Problem source

In  a game,  I toss a coin repeatedly. The probability, $p$, that the coin shows Heads on any given toss is given by
\[ p= \frac N{N+1} \,, \]
where  $N$ is a positive integer. The outcomes of any two tosses are independent.  
The game has two versions. In each version, I can choose to stop playing after any number of tosses, in which case I win £$H$, where $H$ is the number of Heads I have tossed. However, the game may end before that, in which case I win nothing.
 
\begin{questionparts}
\item In version 1, the game ends when the coin first shows Tails (if I haven't stopped playing before that).
I decide from the start to toss the coin until a total of $h$ Heads have been shown, unless the game ends before then. Find, in terms of $h$ and $p$, an expression for my expected winnings and show that I can maximise my expected winnings by choosing $h=N$.  
\item In version 2, the game ends when the coin shows Tails on two \textit{consecutive} tosses (if I haven't stopped playing before that).
I decide from the start to toss the coin until a total of $h$ Heads have been shown, unless the game ends before then. Show that my expected winnings are 
\[ \frac{ hN^h (N+2)^h}{(N+1)^{2h}} \,.\]
In the case $N=2\,$, use the approximation $\log_3 2 \approx 0.63$ to show that the maximum value of my expected winnings is approximately £3.
\end{questionparts}

Solution source

\begin{questionparts}
\item Since we either win $h$ or $0$, to calculate the expected winnings we just need to calculate the probability that we get $h$ consecutive heads, therefore:

\begin{align*}
&& \mathbb{E}(\text{winnings}) &= E_h \\
&&&= h \cdot \left ( \frac{N}{N+1} \right)^h \\
&& \frac{E_{h+1}}{E_h} &= \frac{h+1}{h }\left ( \frac{N}{N+1} \right)
\end{align*}

Therefore $E_h$ is increasing if $h \leq N$, so we can maximise our winnings by taking $h = N$. (In fact, we could take $h = N$ or $h = N+1$, but arguably $h = N$ is better as we have the same expected value but lower variance).

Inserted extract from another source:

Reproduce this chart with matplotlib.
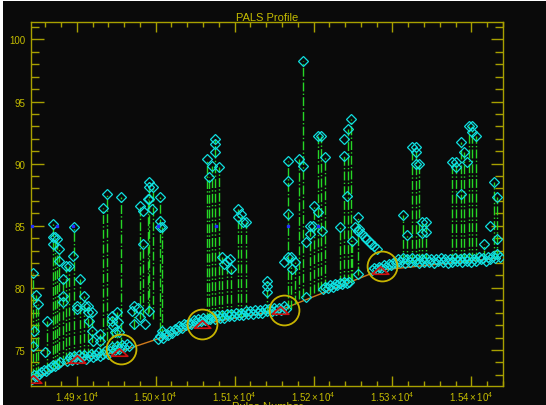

\item We can have up to $h$ tails appearing (if we imagine slots for tails of the form $\underbrace{\_H\_H\_H\_\cdots\_H}_{h\text{ spaces and }h\, H}$ so, we have

\begin{align*}
&& \mathbb{P}(\text{wins}) &= \sum_{t = 0}^h \mathbb{P}(\text{wins and } t\text{ tails}) \\
&&&= \sum_{t = 0}^h\binom{h}{t} \left ( \frac{N}{N+1} \right)^h\left ( \frac{1}{N+1} \right)^t \\
&&&= \left ( \frac{N}{N+1} \right)^h \sum_{t = 0}^h\binom{h}{t}\left ( \frac{1}{N+1} \right)^t \cdot 1^{h-t} \\
&&&= \left ( \frac{N}{N+1} \right)^h \left ( 1 + \left ( \frac{1}{N+1} \right) \right)^h \\
&&&= \left ( \frac{N}{N+1} \right)^h \left ( \frac{N+2}{N+1}\right)^h \\
&&&= \frac{N^h(N+2)^h}{(N+1)^{2h}} \\
\Rightarrow && \E(\text{winnings}) &= h \cdot  \frac{N^h(N+2)^h}{(N+1)^{2h}}
\end{align*}

If $N = 2$, we have

\begin{align*}
&& \E(\text{winnings}) &= E_h \\
&&&= h \cdot  \frac{2^h\cdot2^{2h}}{3^{2h}}\\
&&&= h \cdot \frac{2^{3h}}{3^{2h}} \\
\Rightarrow && \frac{E_{h+1}}{E_h} &= \frac{h+1}{h} \frac{8}{9} \\
\end{align*}

Therefore to maximise the winnings we should take $h = 8$, and the expected winnings will be:

\begin{align*}
&& E_8 &= 8 \cdot \frac{2^{24}}{3^{16}} \\
\Rightarrow && \log_3 E_8 &= 27 \log_3 2 - 16 \\
&&&\approx 24 \cdot 0.63 - 16 \\
&&&\approx 17 - 16 \\
&&&\approx 1 \\
\Rightarrow && E_8 &\approx 3
\end{align*}
\end{questionparts}